* START *

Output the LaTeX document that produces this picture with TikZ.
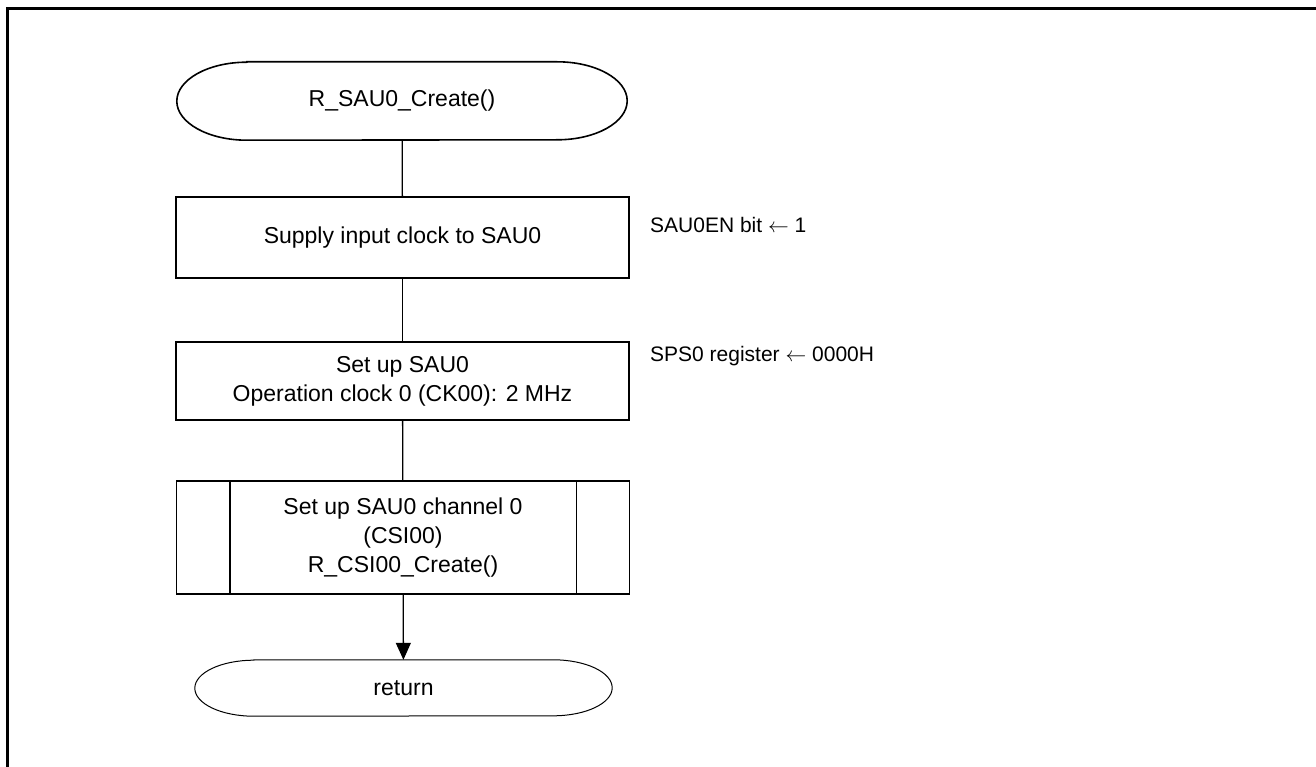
\documentclass[tikz,border=0pt]{standalone}
\usepackage{fontspec}
\setmainfont{Liberation Sans}
\usetikzlibrary{arrows.meta}
\begin{document}
\begin{tikzpicture}[x=1pt,y=-1pt,
  flowtext/.style={font=\fontsize{23}{29}\selectfont, align=center, inner sep=0pt},
  procbox/.style={flowtext, draw, line width=1.3pt, minimum width=453pt},
  termbox/.style={flowtext, minimum width=450pt},
  note/.style={font=\fontsize{21}{25}\selectfont, anchor=west, inner sep=0pt},
  link/.style={line width=1.3pt},
  outline/.style={line width=1.6pt}]
\useasboundingbox (0,0) rectangle (1316,767);
% page frame (top and left edges)
\draw[line width=3pt] (7,767) -- (7,9) -- (1316,9);

% start terminal
\node[termbox, minimum height=78pt] (start) at (402,101) {R\_SAU0\_Create()};
\draw[outline] ([xshift=70pt]start.north west) -- ([xshift=-70pt]start.north east)
  arc[start angle=90, end angle=-90, x radius=70pt, y radius=39pt]
  -- ([xshift=70pt]start.south west)
  arc[start angle=270, end angle=90, x radius=70pt, y radius=39pt] -- cycle;

% processing steps
\node[procbox, minimum height=81pt] (clk) at (402.5,237.5) {Supply input clock to SAU0};
\node[procbox, minimum height=78pt] (sau) at (402.5,381) {Set up SAU0\\Operation clock 0 (CK00): 2 MHz};
\node[procbox, minimum height=113pt] (csi) at (403,537.5) {Set up SAU0 channel 0\\(CSI00)\\R\_CSI00\_Create()};
\draw[line width=1.3pt] ([xshift=54pt]csi.north west) -- ([xshift=54pt]csi.south west)
  ([xshift=-54pt]csi.north east) -- ([xshift=-54pt]csi.south east);

% end terminal
\node[termbox, minimum width=417pt, minimum height=56pt] (ret) at (403.5,688) {return};
\draw[line width=1pt] ([xshift=59pt]ret.north west) -- ([xshift=-59pt]ret.north east)
  arc[start angle=90, end angle=-90, x radius=59pt, y radius=28pt]
  -- ([xshift=59pt]ret.south west)
  arc[start angle=270, end angle=90, x radius=59pt, y radius=28pt] -- cycle;

% connectors
\draw[link] (start) -- (clk);
\draw[link] (clk) -- (sau);
\draw[link] (sau) -- (csi);
\draw[link, -{Triangle[length=17pt, width=15pt]}] (csi) -- (ret);

% register notes
\node[note] (n1) at (650,225) {SAU0EN bit $\leftarrow$ 1};
\node[note] (n2) at (650,356) {SPS0 register $\leftarrow$ 0000H};
\end{tikzpicture}
\end{document}
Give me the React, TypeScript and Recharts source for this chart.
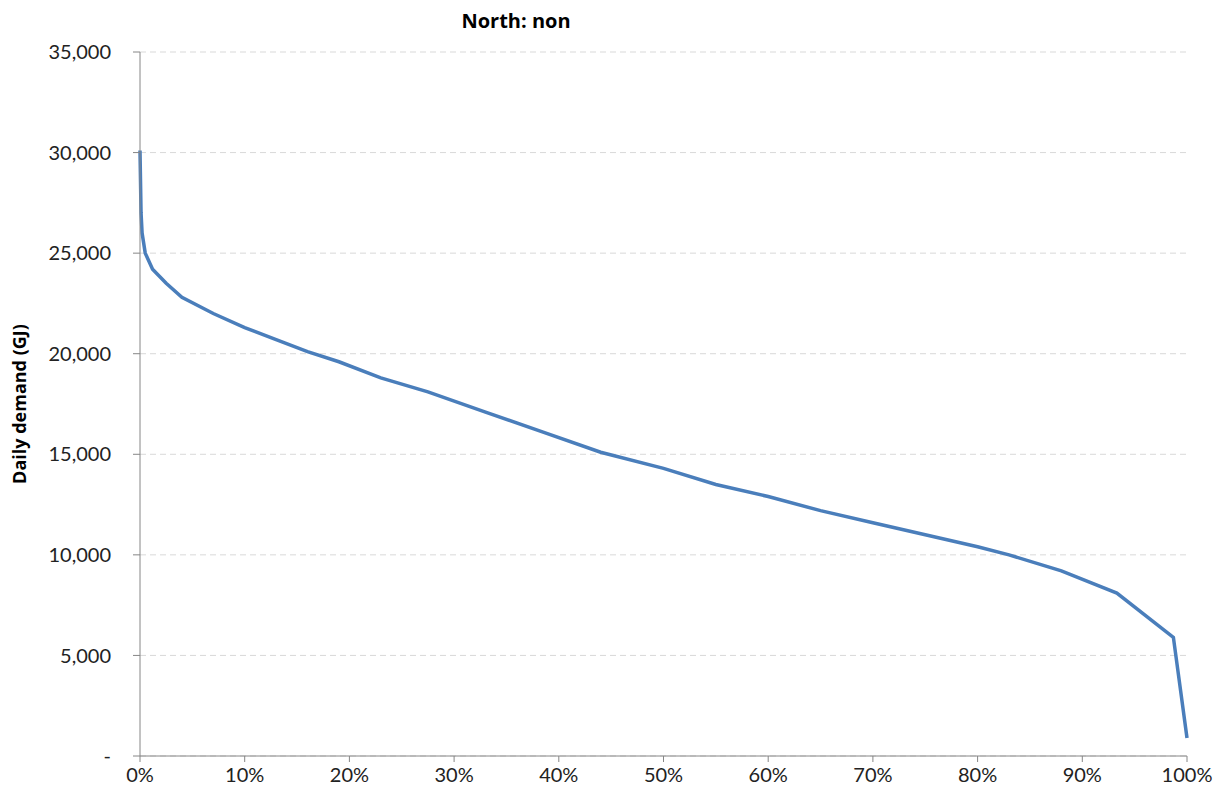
import React from 'react';
import { LineChart, Line, XAxis, YAxis, CartesianGrid } from 'recharts';

// share of days (%) and daily demand (GJ)
const shareOfDays = [0, 0.1, 0.2, 0.5, 1.2, 2.5, 4, 7, 10, 13, 16, 19, 23, 27.5, 33, 38.5, 44, 50, 55, 60, 65, 70, 75, 80, 83, 88, 93.3, 98.7, 100];
const dailyDemand = [30100, 27000, 26000, 25000, 24200, 23500, 22800, 22000, 21300, 20700, 20100, 19600, 18800, 18100, 17100, 16100, 15100, 14300, 13500, 12900, 12200, 11600, 11000, 10400, 10000, 9200, 8100, 5900, 900];
const xTicks = [0, 10, 20, 30, 40, 50, 60, 70, 80, 90, 100];
const yTicks = [0, 5000, 10000, 15000, 20000, 25000, 30000, 35000];

const data = shareOfDays.map((x, i) => ({ x, demand: dailyDemand[i] }));

const font = 'Lato, "Noto Sans", sans-serif';
const boldFont = '"Open Sans", Lato, sans-serif';

const fmtY = (v: number) => (v === 0 ? '-' : v.toLocaleString('en-US'));

const App: React.FC = () => {
  return (
    <div style={{ position: 'absolute', left: 0, top: 0, width: 1226, height: 799, background: '#fff', fontFamily: font }}>
      <LineChart
        width={1226}
        height={799}
        data={data}
        margin={{ top: 52, right: 39, bottom: 13, left: 60 }}
      >
        <CartesianGrid vertical={false} stroke="#d9d9d9" strokeDasharray="6 4" />
        <XAxis
          type="number"
          dataKey="x"
          domain={[0, 100]}
          ticks={xTicks}
          tickFormatter={(v: number) => `${v}%`}
          stroke="#868686"
          tickSize={6}
          tickMargin={6}
          height={30}
          tick={{ fill: '#222', fontSize: 20, fontFamily: font }}
          interval={0}
        />
        <YAxis
          type="number"
          domain={[0, 35000]}
          ticks={yTicks}
          tickFormatter={fmtY}
          width={80}
          stroke="#868686"
          tickSize={7}
          tickMargin={22}
          tick={{ fill: '#222', fontSize: 20, fontFamily: font }}
          interval={0}
        />
        <Line
          type="linear"
          dataKey="demand"
          stroke="#4a7ebb"
          strokeWidth={3.5}
          dot={false}
          isAnimationActive={false}
        />
        <text x={516} y={28} textAnchor="middle" fontWeight={700} fontSize={20} fontFamily={boldFont} fill="#000">
          North: non
        </text>
        <text
          x={26}
          y={404}
          transform="rotate(-90 26 404)"
          textAnchor="middle"
          fontWeight={700}
          fontSize={18}
          fontFamily={boldFont}
          fill="#000"
        >
          Daily demand (GJ)
        </text>
      </LineChart>
    </div>
  );
};

export default App;
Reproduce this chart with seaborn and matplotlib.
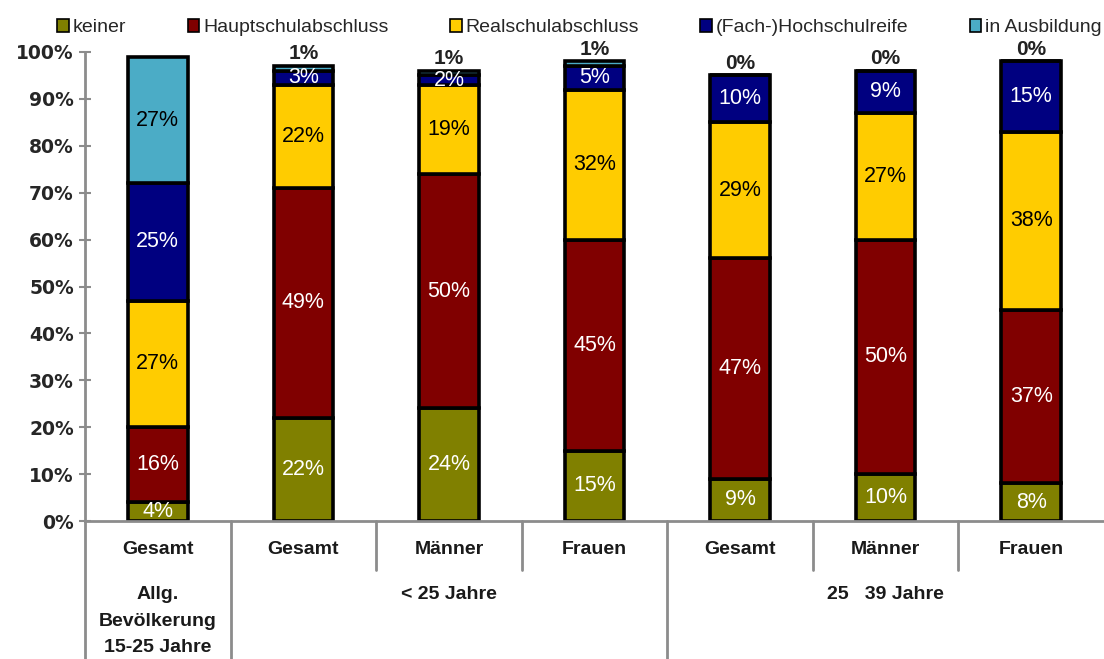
import matplotlib
matplotlib.use("Agg")
import matplotlib.pyplot as plt
import matplotlib.transforms as mtransforms
from matplotlib.lines import Line2D
from matplotlib.patches import Patch
import numpy as np
import seaborn as sns

# ── data ──────────────────────────────────────────────────────────────────────
categories = ["Gesamt", "Gesamt", "Männer", "Frauen", "Gesamt", "Männer", "Frauen"]
slot_keys = [f"c{i}" for i in range(len(categories))]

series_names = ["keiner", "Hauptschulabschluss", "Realschulabschluss",
                "(Fach-)Hochschulreife", "in Ausbildung"]
keiner = [4, 22, 24, 15, 9, 10, 8]
hauptschule = [16, 49, 50, 45, 47, 50, 37]
realschule = [27, 22, 19, 32, 29, 27, 38]
hochschulreife = [25, 3, 2, 5, 10, 9, 15]
in_ausbildung = [27, 1, 1, 1, 0, 0, 0]

yticks = [0, 10, 20, 30, 40, 50, 60, 70, 80, 90, 100]
group_labels = ["Allg.\nBevölkerung\n15-25 Jahre", "< 25 Jahre", "25   39 Jahre"]

# ── style ─────────────────────────────────────────────────────────────────────
colors = ["#808000", "#800000", "#FFCC00", "#000080", "#4BACC6"]
label_colors = ["white", "white", "black", "white", "black"]

sns.set_style("white")
plt.rcParams["font.family"] = ["Liberation Sans", "DejaVu Sans"]

fig = plt.figure(figsize=(11.04, 6.59), dpi=100)
ax = fig.add_axes([0.077, 0.2094, 0.923, 0.7117])

all_series = [keiner, hauptschule, realschule, hochschulreife, in_ausbildung]
bottom = np.zeros(len(categories))
for vals, col, lcol in zip(all_series, colors, label_colors):
    vals = np.asarray(vals, dtype=float)
    sns.barplot(x=slot_keys, y=vals, order=slot_keys, bottom=bottom, color=col,
                saturation=1, width=0.41, edgecolor="black", linewidth=2.6, ax=ax)
    for i, v in enumerate(vals):
        if v >= 2:
            ax.text(i, bottom[i] + v / 2, f"{v:.0f}%", ha="center", va="center",
                    color=lcol, fontsize=15.5)
        else:
            ax.text(i, bottom[i] + v + 2.6, f"{v:.0f}%", ha="center", va="center",
                    color="#222222", fontsize=15, fontweight="bold", clip_on=False)
    bottom += vals

# ── axes ──────────────────────────────────────────────────────────────────────
ax.set_xlim(-0.5, len(categories) - 0.5)
ax.set_ylim(0, 100)
ax.set_yticks(yticks)
ax.set_yticklabels([f"{t}%" for t in yticks], fontsize=13.5, fontweight="bold",
                   family="DejaVu Sans")
ax.set_xticks([])
ax.set_xlabel("")
ax.set_ylabel("")
for side in ["top", "right"]:
    ax.spines[side].set_visible(False)
for side in ["left", "bottom"]:
    ax.spines[side].set_color("#8c8c8c")
    ax.spines[side].set_linewidth(2)
ax.tick_params(axis="y", direction="inout", length=8, width=1.5, color="#8c8c8c",
               pad=4, left=True)

# ── category table below the axis ─────────────────────────────────────────────
trans = mtransforms.blended_transform_factory(ax.transData, fig.transFigure)
y_axis = 0.2094
y_short = 1 - 570 / 659
long_edges = [-0.5, 0.5, 3.5]
short_edges = [1.5, 2.5, 4.5, 5.5]
for xe in long_edges:
    fig.add_artist(Line2D([xe, xe], [y_axis, 0], transform=trans,
                          color="#8c8c8c", lw=2, clip_on=False))
for xe in short_edges:
    fig.add_artist(Line2D([xe, xe], [y_axis, y_short], transform=trans,
                          color="#8c8c8c", lw=2, clip_on=False))

for i, cat in enumerate(categories):
    fig.text(i, 1 - 550 / 659, cat, transform=trans, ha="center", va="center",
             fontsize=14, fontweight="bold", color="#1a1a1a")

group_x = [0, 2, 5]
for gx, gl in zip(group_x, group_labels):
    fig.text(gx, 1 - 586 / 659, gl, transform=trans, ha="center", va="top",
             fontsize=14, fontweight="bold", color="#1a1a1a", linespacing=1.75)

# ── legend ────────────────────────────────────────────────────────────────────
handles = [Patch(facecolor=c, edgecolor="black", linewidth=1.2) for c in colors]
fig.legend(handles, series_names, loc="lower left", ncol=5, mode="expand",
           bbox_to_anchor=(0.052, 0.945, 0.946, 0.05), frameon=False,
           fontsize=14, handlelength=0.6, handleheight=0.6, handletextpad=0.2,
           borderaxespad=0, borderpad=0)

fig.savefig("out.png", dpi=100)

* END *

• GIVEN TASK:
Repeat exactly the part that opens with the line containing "Give me the" and closes with the line containing "XAxis, YAxis, CartesianGrid". Include both end lines, and drop the pictures.

• ANSWER BELOW:
Give me the React, TypeScript and Recharts source for this chart.
import React from 'react';
import { LineChart, Line, XAxis, YAxis, CartesianGrid } from 'recharts';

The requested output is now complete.